For the fifth consecutive year, the federal government has spent more on the purchase of services than any other type of contract spending. And yet, the Department of Defense has made little progress in improving how they buy services, and civilian agencies have yet to even spell out a strategy.
It was appropriate that the department’s April 2013 release of its Better Buying Power (BBP) 2.0 memo included a major component titled “Improving Tradecraft in Acquisition of Services,” with six specific actions required to be taken. But while BBP 2.0 carried forward several of the initiatives for services that were included in the original BBP memo issued in September 2010, there has been little progress made by the department in reaching those original objectives.

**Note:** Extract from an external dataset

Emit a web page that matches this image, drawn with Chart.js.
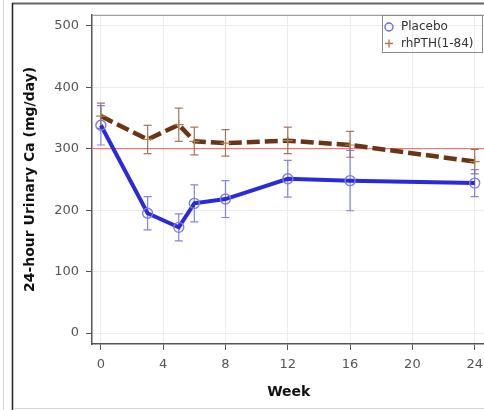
<!DOCTYPE html>
<html><head><meta charset="utf-8">
<style>
html,body{margin:0;padding:0;background:#fff;overflow:hidden;width:484px;height:410px}
#wrap{position:absolute;left:0;top:0;width:492px;height:410px}
</style>
<script src="https://cdn.jsdelivr.net/npm/chart.js@4.4.1/dist/chart.umd.min.js"></script>
</head><body><div id="wrap"><canvas id="c" width="492" height="410"></canvas></div>
<script>
const weeks = [0, 3, 5, 6, 8, 12, 16, 24];
const placeboMean = [338, 195, 172, 211, 218, 251, 248, 244];
const placeboLow  = [306, 168, 150, 181, 188, 221, 199, 222];
const placeboHigh = [370, 222, 194, 241, 248, 281, 297, 266];
const rhpthMean = [353, 315, 339, 312, 309, 313, 306, 279];
const rhpthLow  = [333, 292, 312, 290, 288, 292, 286, 259];
const rhpthHigh = [374, 338, 366, 335, 331, 335, 328, 299];
const xTicks = [0, 4, 8, 12, 16, 20, 24];
const yTicks = [0, 100, 200, 300, 400, 500];
const refValue = 300;
const seriesNames = ['Placebo', 'rhPTH(1-84)'];
const xTitle = 'Week';
const yTitle = '24-hour Urinary Ca (mg/day)';

const FONT = '"DejaVu Sans", Verdana, sans-serif';

const toXY = (ys) => weeks.map((w, i) => ({x: w, y: ys[i]}));

const errorBars = {
  id: 'errorBars',
  beforeDatasetsDraw(chart) {
    const {ctx, scales: {x, y}, chartArea} = chart;
    ctx.save();
    // reference line
    ctx.strokeStyle = '#ef7878';
    ctx.lineWidth = 1.3;
    const yr = y.getPixelForValue(refValue);
    ctx.beginPath(); ctx.moveTo(chartArea.left + 1, yr); ctx.lineTo(chartArea.right, yr); ctx.stroke();
    const groups = [
      {low: rhpthLow, high: rhpthHigh, color: 'rgba(150,105,75,0.9)'},
      {low: placeboLow, high: placeboHigh, color: 'rgba(110,110,225,0.85)'}
    ];
    groups.forEach(g => {
      ctx.strokeStyle = g.color;
      ctx.lineWidth = 1.2;
      weeks.forEach((w, i) => {
        const px = x.getPixelForValue(w);
        const p1 = y.getPixelForValue(g.low[i]);
        const p2 = y.getPixelForValue(g.high[i]);
        ctx.beginPath();
        ctx.moveTo(px, p1); ctx.lineTo(px, p2);
        ctx.moveTo(px - 4, p1); ctx.lineTo(px + 4, p1);
        ctx.moveTo(px - 4, p2); ctx.lineTo(px + 4, p2);
        ctx.stroke();
      });
    });
    ctx.restore();
  }
};

const decor = {
  id: 'decor',
  afterDraw(chart) {
    const {ctx, chartArea: a} = chart;
    ctx.save();
    // plot frame top
    ctx.strokeStyle = '#888';
    ctx.lineWidth = 1;
    ctx.beginPath(); ctx.moveTo(a.left, a.top + 0.5); ctx.lineTo(a.right, a.top + 0.5); ctx.stroke();
    // outer frames
    ctx.strokeStyle = '#666';
    ctx.lineWidth = 2;
    ctx.beginPath(); ctx.moveTo(12, 3.5); ctx.lineTo(492, 3.5); ctx.stroke();
    ctx.strokeStyle = '#222';
    ctx.lineWidth = 1.5;
    ctx.beginPath(); ctx.moveTo(12.5, 3); ctx.lineTo(12.5, 410); ctx.stroke();
    ctx.strokeStyle = '#d5d5d5';
    ctx.lineWidth = 1;
    ctx.beginPath(); ctx.moveTo(3.5, 0); ctx.lineTo(3.5, 410); ctx.stroke();
    ctx.beginPath(); ctx.moveTo(13, 408.5); ctx.lineTo(492, 408.5); ctx.stroke();
    // legend
    ctx.strokeStyle = '#8a8a8a';
    ctx.lineWidth = 1;
    ctx.strokeRect(382.5, 15.5, 100, 37);
    ctx.strokeStyle = '#6a6ae0';
    ctx.lineWidth = 1.4;
    ctx.beginPath(); ctx.arc(389, 27, 4, 0, Math.PI * 2); ctx.stroke();
    ctx.strokeStyle = '#a87c55';
    ctx.beginPath(); ctx.moveTo(385, 43.5); ctx.lineTo(393, 43.5); ctx.moveTo(389, 39.5); ctx.lineTo(389, 47.5); ctx.stroke();
    ctx.fillStyle = '#333';
    ctx.font = '12px ' + FONT;
    ctx.textBaseline = 'middle';
    ctx.textAlign = 'left';
    ctx.fillText(seriesNames[0], 401, 27);
    ctx.fillText(seriesNames[1], 401, 43.5);
    ctx.restore();
  }
};

new Chart(document.getElementById('c'), {
  type: 'line',
  data: {
    datasets: [
      {
        label: seriesNames[0],
        data: toXY(placeboMean),
        borderColor: '#2a2ad8',
        borderWidth: 4,
        pointStyle: 'circle',
        pointRadius: 5,
        pointBorderColor: '#7a7ae8',
        pointBackgroundColor: 'rgba(255,255,255,0)',
        pointBorderWidth: 1.4,
        fill: false,
        tension: 0,
        order: 1
      },
      {
        label: seriesNames[1],
        data: toXY(rhpthMean),
        borderColor: '#6b3414',
        borderWidth: 4.5,
        borderDash: [13, 5],
        pointStyle: 'cross',
        pointRadius: 5,
        pointBorderColor: '#b08050',
        pointBorderWidth: 1.2,
        fill: false,
        tension: 0,
        order: 0
      }
    ]
  },
  options: {
    responsive: false,
    animation: false,
    devicePixelRatio: 1,
    layout: {padding: {top: 13, right: 4, left: 0, bottom: 0}},
    plugins: {legend: {display: false}, tooltip: {enabled: false}},
    scales: {
      x: {
        type: 'linear',
        min: -0.57,
        max: 24.7,
        afterBuildTicks: s => { s.ticks = xTicks.map(v => ({value: v})); },
        afterFit: s => { s.height = 66; },
        grid: {color: '#ececec', lineWidth: 1, drawTicks: true, tickLength: 6, tickColor: '#555', tickWidth: 1},
        border: {display: true, color: '#555', width: 1.5},
        ticks: {font: {family: FONT, size: 13}, color: '#555', padding: 7, maxRotation: 0, autoSkip: false},
        title: {display: true, text: xTitle, color: '#111', font: {family: FONT, size: 14, weight: 'bold'}, padding: {top: 0, bottom: 9.6}}
      },
      y: {
        type: 'linear',
        min: -17.8,
        max: 517.8,
        afterBuildTicks: s => { s.ticks = yTicks.map(v => ({value: v})); },
        afterFit: s => { s.width = 92; },
        grid: {color: '#ececec', lineWidth: 1, drawTicks: true, tickLength: 6, tickColor: '#555', tickWidth: 1},
        border: {display: true, color: '#555', width: 1.5},
        ticks: {font: {family: FONT, size: 13}, color: '#555', padding: 7},
        title: {display: true, text: yTitle, color: '#111', font: {family: FONT, size: 14, weight: 'bold'}, padding: {top: 21.6, bottom: 0}}
      }
    }
  },
  plugins: [errorBars, decor]
});
</script>
</body></html>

Still, at least DOD has a plan. While the Office of Management and Budget has issued some government-wide directives requiring reductions in spending on services, the civilian agencies, which annually commit a greater percentage of their contract spending on services than does DOD, have not spelled out any comprehensive acquisition strategy focused on services.

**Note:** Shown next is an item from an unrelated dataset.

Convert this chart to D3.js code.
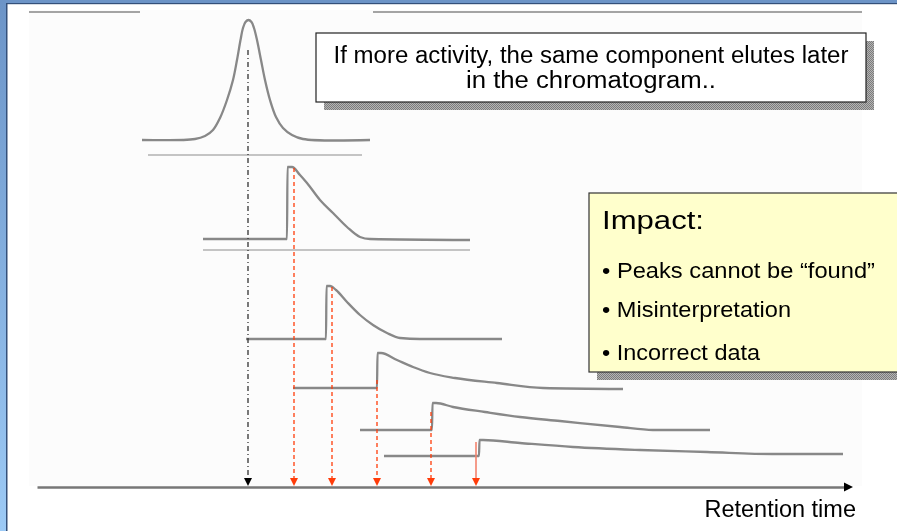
<!DOCTYPE html>
<html>
<head>
<meta charset="utf-8">
<script src="https://cdn.jsdelivr.net/npm/d3@7"></script>
<style>
  body { margin: 0; background: #fff; }
  svg { display: block; }
  text { font-family: "Liberation Sans", Arial, sans-serif; fill: #000; }
</style>
</head>
<body>
<svg id="chart" width="897" height="531"></svg>
<script>
// retention time (axis units) and detector signal for each chromatogram
let trace_normal = [[105,0],[158,1],[168,4],[176,10],[183,22],[190,40],[196,60],[200,80],[203.5,100],[206,112],[208.5,118],[211.5,120],[214.5,118],[217,112],[220,100],[224,80],[228,60],[233,40],[239,23],[246,12],[255,5],[266,1],[333,0]];
let trace_active_1 = [[166,0],[250,0],[250.5,72],[255,72],[263,64],[270,56],[283,39],[296,26],[310,12],[323,2],[333,0],[433,-1]];
let trace_active_2 = [[209,0],[289,0],[289.5,53],[293,53],[299,49],[310,37],[323,24],[336,14],[350,6],[363,1],[383,0],[465,0]];
let trace_active_3 = [[256,0],[340,0],[340.5,35],[344,35],[360,28],[376,21],[393,15],[418,10],[460,5],[506,0],[586,-1]];
let trace_active_4 = [[323,0],[395,0],[395.5,27],[399,27],[416,23],[448,18],[483,13],[523,9],[583,3],[616,0],[673,0]];
let trace_active_5 = [[347,0],[442,0],[442.5,16],[446,16],[483,13],[536,9],[603,6],[670,4],[736,2],[806,2]];

let retention_times = [211, 257, 295, 340, 394, 439];
let axis_label = "Retention time";
let callout_lines = ["If more activity, the same component elutes later", "in the chromatogram.."];
let impact_title = "Impact:";
let impact_items = ["• Peaks cannot be “found”", "• Misinterpretation", "• Incorrect data"];

let svg = d3.select("#chart");

let x = d3.scaleLinear().domain([0, 816]).range([37, 853]);
let y_signal = d3.scaleLinear().domain([0, 120]).range([0, 120]);

let defs = svg.append("defs");
let grad = defs.append("linearGradient")
  .attr("id", "frame_blue")
  .attr("x1", 0).attr("y1", 0).attr("x2", 0).attr("y2", 1);
grad.append("stop").attr("offset", "0%").attr("stop-color", "#6c94c7");
grad.append("stop").attr("offset", "100%").attr("stop-color", "#9ccaf6");

let dither = defs.append("pattern")
  .attr("id", "dither")
  .attr("width", 2).attr("height", 2)
  .attr("patternUnits", "userSpaceOnUse");
dither.append("rect").attr("width", 2).attr("height", 2).attr("fill", "#b4b4b4");
dither.append("rect").attr("width", 1).attr("height", 1).attr("fill", "#7c7c7c");
dither.append("rect").attr("x", 1).attr("y", 1).attr("width", 1).attr("height", 1).attr("fill", "#7c7c7c");

defs.append("filter").attr("id", "soft")
  .append("feGaussianBlur").attr("stdDeviation", 0.5);

// slide frame
svg.append("rect").attr("x", 0).attr("y", 0).attr("width", 6).attr("height", 531).attr("fill", "url(#frame_blue)");
svg.append("rect").attr("x", 6).attr("y", 3).attr("width", 1.5).attr("height", 528).attr("fill", "#34507a");
svg.append("rect").attr("x", 0).attr("y", 0).attr("width", 897).attr("height", 3).attr("fill", "#6c94c7");
svg.append("rect").attr("x", 6).attr("y", 3).attr("width", 891).attr("height", 1.2).attr("fill", "#34507a");

// scanned picture area
svg.append("rect")
  .attr("x", 29).attr("y", 10).attr("width", 833).attr("height", 476)
  .attr("fill", "#fcfcfc");

let rule_lines = [[29, 140, 12], [373, 862, 12], [148, 362, 155], [203, 470, 250]];
svg.append("g")
  .selectAll("line")
  .data(rule_lines)
  .join("line")
  .attr("x1", d => d[0]).attr("x2", d => d[1])
  .attr("y1", d => d[2]).attr("y2", d => d[2])
  .attr("stroke", (d, i) => i < 2 ? "#a4a4a4" : "#c4c4c4")
  .attr("stroke-width", 2);

let traces = [trace_normal, trace_active_1, trace_active_2, trace_active_3, trace_active_4, trace_active_5];
let row_baselines = [140, 239, 339, 388, 430, 456];

let peak_line = d3.line()
  .x(d => x(d[0]))
  .y(d => -y_signal(d[1]))
  .curve(d3.curveCatmullRom.alpha(0.5));

let step_line = d3.line()
  .x(d => x(d[0]))
  .y(d => -y_signal(d[1]))
  .curve(d3.curveMonotoneX);

svg.append("g")
  .attr("filter", "url(#soft)")
  .selectAll("path")
  .data(traces)
  .join("path")
  .attr("transform", (d, i) => "translate(0," + row_baselines[i] + ")")
  .attr("d", (d, i) => i == 0 ? peak_line(d) : step_line(d))
  .attr("fill", "none")
  .attr("stroke", "#888")
  .attr("stroke-width", 2.3)
  .attr("stroke-linejoin", "round");

// axis
let axis_y = 487;
let axis_g = svg.append("g")
  .attr("transform", "translate(0," + axis_y + ")")
  .call(d3.axisBottom(x.copy().domain([0, 808]).range([37, 845])).tickValues([]).tickSizeOuter(0));
axis_g.select(".domain").attr("stroke", "#777").attr("stroke-width", 2.4);

let x_end = x(816);
svg.append("path")
  .attr("d", "M" + x_end + "," + axis_y + "L" + (x_end - 9) + "," + (axis_y - 4.5) + "L" + (x_end - 9) + "," + (axis_y + 4.5) + "Z")
  .attr("fill", "#000");

svg.append("text")
  .attr("x", 856).attr("y", 517)
  .attr("text-anchor", "end")
  .style("font-size", "23.5px")
  .text(axis_label);

// retention markers
let marker_tops = [50, 168, 287, 380, 412, 442];
let markers = svg.append("g")
  .selectAll("g")
  .data(retention_times)
  .join("g");

markers.append("line")
  .attr("x1", d => x(d)).attr("x2", d => x(d))
  .attr("y1", (d, i) => marker_tops[i])
  .attr("y2", axis_y - 8)
  .attr("stroke", (d, i) => i == 0 ? "#333" : (i == 5 ? "#f3826c" : "#ff3c0a"))
  .attr("stroke-width", (d, i) => i == 5 ? 1.6 : 1.3)
  .attr("stroke-dasharray", (d, i) => i == 0 ? "5,3,1,3" : (i == 5 ? null : "4,3"));

markers.append("path")
  .attr("d", d => "M" + (x(d) - 4) + "," + (axis_y - 9) + "L" + (x(d) + 4) + "," + (axis_y - 9) + "L" + x(d) + "," + (axis_y - 1) + "Z")
  .attr("fill", (d, i) => i == 0 ? "#000" : "#ff3c0a");

// callout
let callout = { x: 316, y: 33, w: 550, h: 69 };
svg.append("rect")
  .attr("x", callout.x + 8).attr("y", callout.y + 8)
  .attr("width", callout.w).attr("height", callout.h)
  .attr("fill", "url(#dither)");
svg.append("rect")
  .attr("x", callout.x).attr("y", callout.y)
  .attr("width", callout.w).attr("height", callout.h)
  .attr("fill", "#fff").attr("stroke", "#222").attr("stroke-width", 1.2);
let callout_widths = [515, 250];
svg.append("g")
  .selectAll("text")
  .data(callout_lines)
  .join("text")
  .attr("x", callout.x + callout.w / 2)
  .attr("y", (d, i) => 63 + i * 25)
  .attr("text-anchor", "middle")
  .attr("textLength", (d, i) => callout_widths[i])
  .attr("lengthAdjust", "spacingAndGlyphs")
  .style("font-size", "23.5px")
  .text(d => d);

// impact box
let impact = { x: 589, y: 193, w: 320, h: 179 };
svg.append("rect")
  .attr("x", impact.x + 8).attr("y", impact.y + 8)
  .attr("width", impact.w).attr("height", impact.h)
  .attr("fill", "url(#dither)");
svg.append("rect")
  .attr("x", impact.x).attr("y", impact.y)
  .attr("width", impact.w).attr("height", impact.h)
  .attr("fill", "#ffffcc").attr("stroke", "#333").attr("stroke-width", 1.2);
svg.append("text")
  .attr("x", 602).attr("y", 229)
  .attr("textLength", 102).attr("lengthAdjust", "spacingAndGlyphs")
  .style("font-size", "25px")
  .text(impact_title);

let item_widths = [273, 189, 158];
svg.append("g")
  .selectAll("text")
  .data(impact_items)
  .join("text")
  .attr("x", 602)
  .attr("y", (d, i) => [278, 317, 360][i])
  .attr("textLength", (d, i) => item_widths[i])
  .attr("lengthAdjust", "spacingAndGlyphs")
  .style("font-size", "22.5px")
  .text(d => d);
</script>
</body>
</html>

The first step on the path to improving the tradecraft in services is to recognize that there are wide variations in the types of services government buys, and that each type requires some specialized market research and skills to acquire them. For example, there is a considerable difference between how the Department Homeland Security acquires information technology services from how the Department of Energy acquires environmental remediation and management services. Thus, at the Professional Services Council, we have been strong advocates for reexamining the taxonomy of services and focusing on the key differences in these acquisitions.